Мало того, пишет Л. Грот в работе «Норманны, которые строили города», скандинавы до XI, а то и до XIII в. не имели опыта строительства городов. Даже шведская торговая столица Бирка (основанная, кстати, не шведами, а купцами-фризами – A.B.) была, по оценкам скандинавских ученых, по сути, поселком, где жило от 500 до 1000 человек. В тех же редких случаях, когда настоящие города на севере все-таки возникали, они имели нескандинавское население (как в Хедебю, куда датчане в IX в. переселили купцов и ремесленников из подчиненных вендских земель).

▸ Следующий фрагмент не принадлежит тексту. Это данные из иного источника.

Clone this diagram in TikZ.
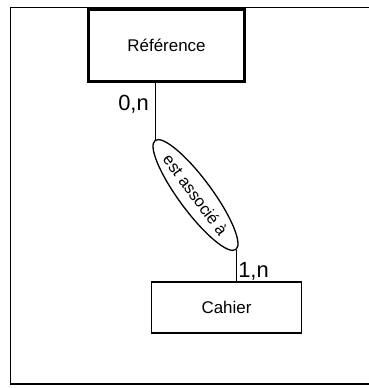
\documentclass[tikz,border=0pt]{standalone}
\usepackage{fontspec}
\setmainfont{Liberation Sans}
\usetikzlibrary{shapes.geometric}
\begin{document}
\begin{tikzpicture}[x=1bp, y=-1bp,
		entity/.style={draw, rectangle, inner sep=0pt, font=\fontsize{17}{20}\selectfont},
		card/.style={inner sep=0pt, anchor=base, font=\fontsize{22}{24}\selectfont}]
		\useasboundingbox (0, 0) rectangle (369, 388);
		\draw[line width=1.5bp] (369, 7.5) -- (10.5, 7.5) -- (10.5, 384) -- (369, 384);

		\node[entity, line width=3bp, minimum width=156bp, minimum height=72bp] (ref) at (166.5, 45.5) {Référence};
		\node[entity, line width=1.2bp, minimum width=150bp, minimum height=51bp] (cahier) at (226.5, 307.5) {Cahier};
		\node[draw, ellipse, line width=1.3bp, rotate=-53.5, minimum width=119bp, minimum height=33bp, inner sep=0pt, font=\fontsize{16.5}{18}\selectfont] (assoc) at (195.5, 195) {est associé à};

		\draw (assoc.west) -- (assoc.west |- ref.south);
		\draw (assoc.east) -- (assoc.east |- cahier.north);

		\node[card] (refcard) at (133.5, 110) {0,n};
		\node[card] (cahiercard) at (253.5, 277) {1,n};

	\end{tikzpicture}
\end{document}
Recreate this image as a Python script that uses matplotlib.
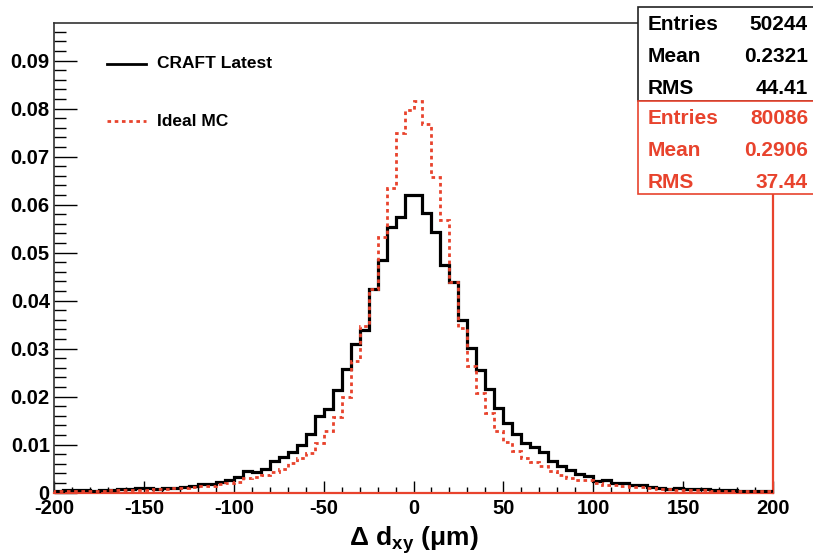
import numpy as np
import matplotlib
matplotlib.use("Agg")
import matplotlib.pyplot as plt
from matplotlib.ticker import MultipleLocator
from matplotlib.patches import Rectangle
from matplotlib.lines import Line2D

plt.rcParams['font.family'] = ['Liberation Sans', 'DejaVu Sans']
plt.rcParams['font.weight'] = 'bold'
plt.rcParams['mathtext.fontset'] = 'custom'
plt.rcParams['mathtext.rm'] = 'Liberation Sans:bold'
plt.rcParams['mathtext.it'] = 'Liberation Sans:bold'
plt.rcParams['mathtext.bf'] = 'Liberation Sans:bold'

# Histogram binning: 80 bins of 5 um between -200 and 200
x_min, x_max, bin_width = -200, 200, 5

craft_latest = [
    0.0004, 0.0005, 0.0006, 0.0005, 0.0004, 0.0006, 0.0006, 0.0007, 0.0007, 0.0009,
    0.0009, 0.0008, 0.0010, 0.0010, 0.0011, 0.0014, 0.0018, 0.0018, 0.0021, 0.0026,
    0.0032, 0.0045, 0.0042, 0.0048, 0.0066, 0.0075, 0.0084, 0.0100, 0.0121, 0.0160,
    0.0173, 0.0214, 0.0258, 0.0310, 0.0338, 0.0424, 0.0485, 0.0553, 0.0575, 0.0619,
    0.0619, 0.0582, 0.0542, 0.0475, 0.0438, 0.0359, 0.0301, 0.0255, 0.0215, 0.0176,
    0.0144, 0.0122, 0.0103, 0.0094, 0.0084, 0.0066, 0.0055, 0.0047, 0.0039, 0.0034,
    0.0024, 0.0026, 0.0020, 0.0020, 0.0016, 0.0016, 0.0011, 0.0009, 0.0008, 0.0009,
    0.0007, 0.0007, 0.0008, 0.0005, 0.0006, 0.0005, 0.0004, 0.0004, 0.0004, 0.0004,
]

ideal_mc = [
    0.0003, 0.0004, 0.0003, 0.0004, 0.0004, 0.0004, 0.0005, 0.0005, 0.0006, 0.0006,
    0.0006, 0.0007, 0.0008, 0.0009, 0.0010, 0.0012, 0.0013, 0.0014, 0.0018, 0.0019,
    0.0022, 0.0030, 0.0032, 0.0036, 0.0043, 0.0048, 0.0061, 0.0071, 0.0083, 0.0104,
    0.0129, 0.0158, 0.0199, 0.0274, 0.0347, 0.0424, 0.0532, 0.0635, 0.0749, 0.0796,
    0.0815, 0.0768, 0.0658, 0.0567, 0.0438, 0.0343, 0.0263, 0.0208, 0.0165, 0.0129,
    0.0106, 0.0087, 0.0072, 0.0064, 0.0055, 0.0045, 0.0036, 0.0030, 0.0027, 0.0026,
    0.0019, 0.0016, 0.0016, 0.0014, 0.0011, 0.0011, 0.0009, 0.0007, 0.0007, 0.0006,
    0.0006, 0.0005, 0.0005, 0.0004, 0.0004, 0.0004, 0.0003, 0.0003, 0.0003, 0.0003,
]

series_labels = ["CRAFT Latest", "Ideal MC"]
stats_labels = ["Entries", "Mean", "RMS"]
craft_stats = ["50244", "0.2321", "44.41"]
mc_stats = ["80086", "0.2906", "37.44"]

RED = '#e8432d'
W, H = 813, 556

edges = np.arange(x_min, x_max + bin_width, bin_width)

fig = plt.figure(figsize=(W / 100, H / 100), dpi=100)
left, right, top, bottom = 54, 773, 23.3, 492.5
ax = fig.add_axes([left / W, 1 - bottom / H, (right - left) / W, (bottom - top) / H])

ax.stairs(craft_latest, edges, color='black', lw=2.3, zorder=3)
ax.stairs(ideal_mc, edges, color=RED, lw=2.0, linestyle=(0, (1.3, 1.3)), zorder=4)

ax.set_xlim(x_min, x_max)
ax.set_ylim(0, 0.09775)

ax.xaxis.set_major_locator(MultipleLocator(50))
ax.xaxis.set_minor_locator(MultipleLocator(10))
ax.yaxis.set_major_locator(MultipleLocator(0.01))
ax.yaxis.set_minor_locator(MultipleLocator(0.002))
ax.yaxis.set_major_formatter(plt.FuncFormatter(lambda v, p: '0' if abs(v) < 1e-9 else f'{v:.2f}'))
ax.xaxis.set_major_formatter(plt.FuncFormatter(lambda v, p: f'{v:.0f}'))

ax.tick_params(axis='x', which='major', direction='in', length=8.6, width=1.0, pad=5,
               labelsize=14.5, top=False)
ax.tick_params(axis='x', which='minor', direction='in', length=4.3, width=1.0, top=False)
ax.tick_params(axis='y', which='major', direction='in', length=16.5, width=1.0, pad=3,
               labelsize=14.5, right=False)
ax.tick_params(axis='y', which='minor', direction='in', length=8.6, width=1.0, right=False)
for lab in ax.get_xticklabels() + ax.get_yticklabels():
    lab.set_fontweight('bold')

for side in ('left', 'top'):
    ax.spines[side].set_color('#333333')
    ax.spines[side].set_linewidth(1.2)
ax.spines['bottom'].set_color(RED)
ax.spines['bottom'].set_linewidth(1.6)
ax.spines['right'].set_color(RED)
ax.spines['right'].set_linewidth(1.6)

ax.set_xlabel(r'$\Delta\ d_{xy}\ (\mu m)$', fontsize=19, labelpad=4)

# Legend entries drawn in figure pixel coordinates
def fx(px):
    return px / W

def fy(py):
    return 1 - py / H

fig.add_artist(Line2D([fx(107), fx(146)], [fy(64), fy(64)], color='black', lw=2.0))
fig.text(fx(157), fy(64), series_labels[0], fontsize=12.5, fontweight='bold',
         va='center', ha='left')
fig.add_artist(Line2D([fx(107), fx(146)], [fy(121), fy(121)], color=RED, lw=2.0,
                      linestyle=(0, (1.3, 1.3))))
fig.text(fx(157), fy(122), series_labels[1], fontsize=12.5, fontweight='bold',
         va='center', ha='left')

# Statistics boxes
box_left = 638
fig.add_artist(Rectangle((fx(box_left), fy(101)), fx(W + 5) - fx(box_left), fy(7.3) - fy(101),
                         transform=fig.transFigure, facecolor='white', edgecolor='#222222',
                         lw=1.2, zorder=10))
fig.add_artist(Rectangle((fx(box_left), fy(194.5)), fx(W + 5) - fx(box_left), fy(101) - fy(194.5),
                         transform=fig.transFigure, facecolor='white', edgecolor=RED,
                         lw=1.2, zorder=11))

for rows, ys, col in ((craft_stats, (24, 57, 88), 'black'), (mc_stats, (118, 150, 182), RED)):
    for name, val, y in zip(stats_labels, rows, ys):
        fig.text(fx(648), fy(y), name, fontsize=15, fontweight='bold', color=col,
                 va='center', ha='left', zorder=12)
        fig.text(fx(808), fy(y), val, fontsize=15, fontweight='bold', color=col,
                 va='center', ha='right', zorder=12)

fig.savefig('out.png', dpi=100)
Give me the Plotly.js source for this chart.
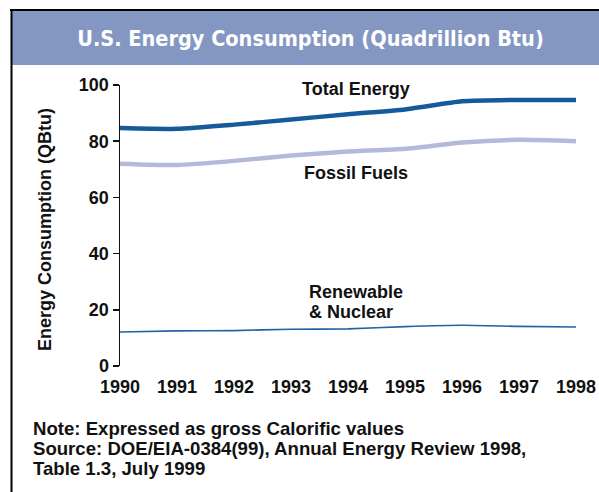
<!DOCTYPE html>
<html>
<head>
<meta charset="utf-8">
<script src="https://cdn.plot.ly/plotly-3.0.1.min.js"></script>
<style>html,body{margin:0;padding:0;background:#fff;}#chart{width:599px;height:492px;}</style>
</head>
<body>
<div id="chart"></div>
<script>
// ---- data ----
const years = [1990, 1991, 1992, 1993, 1994, 1995, 1996, 1997, 1998];
const totalEnergy = [84.7, 84.4, 85.9, 87.7, 89.6, 91.3, 94.2, 94.7, 94.7];
const fossilFuels = [72.0, 71.5, 73.0, 74.9, 76.3, 77.3, 79.5, 80.5, 80.0];
const renewableNuclear = [12.1, 12.5, 12.6, 13.1, 13.2, 14.0, 14.5, 14.1, 13.9];
const yTicks = [0, 20, 40, 60, 80, 100];
const titleText = "U.S. Energy Consumption (Quadrillion Btu)";
const yTitleText = "Energy Consumption (QBtu)";
const seriesLabels = ["Total Energy", "Fossil Fuels", "Renewable", "& Nuclear"];
const noteLines = [
  "Note: Expressed as gross Calorific values",
  "Source: DOE/EIA-0384(99), Annual Energy Review 1998,",
  "Table 1.3, July 1999"
];

// ---- layout helpers ----
const L = 120, T = 85, W = 456, H = 281, FW = 599, FH = 492;
const fx = px => (px - L) / W;
const fy = py => 1 - (py - T) / H;
const FONT = "'Liberation Sans', Arial, Helvetica, sans-serif";
const bold = (size, color) => ({family: FONT, size: size, color: color || '#111', weight: 'bold'});

const traces = [
  {x: years, y: fossilFuels, mode: 'lines', line: {color: '#b3b9da', width: 4.5, shape: 'spline', smoothing: 0.5}, hoverinfo: 'none'},
  {x: years, y: totalEnergy, mode: 'lines', line: {color: '#175a9c', width: 4.5, shape: 'spline', smoothing: 0.5}, hoverinfo: 'none'},
  {x: years, y: renewableNuclear, mode: 'lines', line: {color: '#2262a6', width: 1.6, shape: 'spline', smoothing: 0.5}, hoverinfo: 'none'}
];

const ann = (text, px, py, opts) => Object.assign({
  text: text, xref: 'paper', yref: 'paper', x: fx(px), y: fy(py),
  xanchor: 'left', yanchor: 'middle', showarrow: false, font: bold(18)
}, opts || {});

const layout = {
  width: FW, height: FH,
  margin: {l: L, r: FW - L - W, t: T, b: FH - T - H, pad: 0},
  paper_bgcolor: '#ffffff', plot_bgcolor: '#ffffff',
  showlegend: false,
  title: {
    text: titleText, xref: 'container', yref: 'container',
    x: 310.5 / FW, y: 1 - 38.5 / FH, xanchor: 'center', yanchor: 'middle',
    font: {family: "'DejaVu Sans Condensed', 'Liberation Sans Narrow', 'Arial Narrow', sans-serif", size: 21.5, color: '#ffffff', weight: 'bold'}
  },
  xaxis: {
    range: [1990, 1998], tickvals: years, ticktext: years.map(String),
    ticks: '', ticklabelstandoff: 8, showline: false, showgrid: false, zeroline: false,
    tickfont: bold(18), fixedrange: true
  },
  yaxis: {
    range: [0, 100], tickvals: yTicks, ticks: 'outside', ticklen: 6, tickwidth: 1.5, tickcolor: '#111',
    showline: true, linecolor: '#111', linewidth: 1.5, showgrid: false, zeroline: false,
    tickfont: bold(18), fixedrange: true
  },
  shapes: [
    {type: 'rect', xref: 'paper', yref: 'paper', x0: fx(12), x1: fx(610), y0: fy(65), y1: fy(10.5), fillcolor: '#8497c3', line: {width: 0}, layer: 'below'},
    {type: 'line', xref: 'paper', yref: 'paper', x0: fx(10), x1: fx(610), y0: fy(10), y1: fy(10), line: {color: '#000', width: 2}},
    {type: 'line', xref: 'paper', yref: 'paper', x0: fx(11.5), x1: fx(11.5), y0: fy(9), y1: fy(500), line: {color: '#000', width: 2}}
  ],
  annotations: [
    ann(seriesLabels[0], 300, 89),
    ann(seriesLabels[1], 302, 173),
    ann(seriesLabels[2], 307, 292),
    ann(seriesLabels[3], 307, 312),
    ann(yTitleText, 45, 230, {xanchor: 'center', textangle: -90}),
    ann(noteLines[0], 31, 428, {font: bold(18.6)}),
    ann(noteLines[1], 31, 448, {font: bold(18.6)}),
    ann(noteLines[2], 31, 468, {font: bold(18.6)})
  ]
};

Plotly.newPlot('chart', traces, layout, {displayModeBar: false, staticPlot: true});
</script>
</body>
</html>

И позже города в Скандинавии, особенно в Швеции были настолько слабо развиты, что стали объектом легкого «мирного захвата» со стороны южных соседей. Как писала доктор исторических наук A.A. Сванидзе, к XIV в. «патрициат в скандинавских городах…представлял главным образом богатые семьи немецкого происхождения». Ремесленники, торговцы и судовладельцы из ганзейских поселений, буквально оккупировали крупные городские центры Швеции и прибрали власть в муниципалитетах, где зачастую (как в Кальмаре, Висбю и т. д.) даже городские книги велись на немецком языке.
Спрашивается: могли ли скандинавы, у которых не было полноценного государства, ни развитой городской традиции, стать основателями если не полумифической «страны городов», то определенно развитой городской цивилизации на Руси?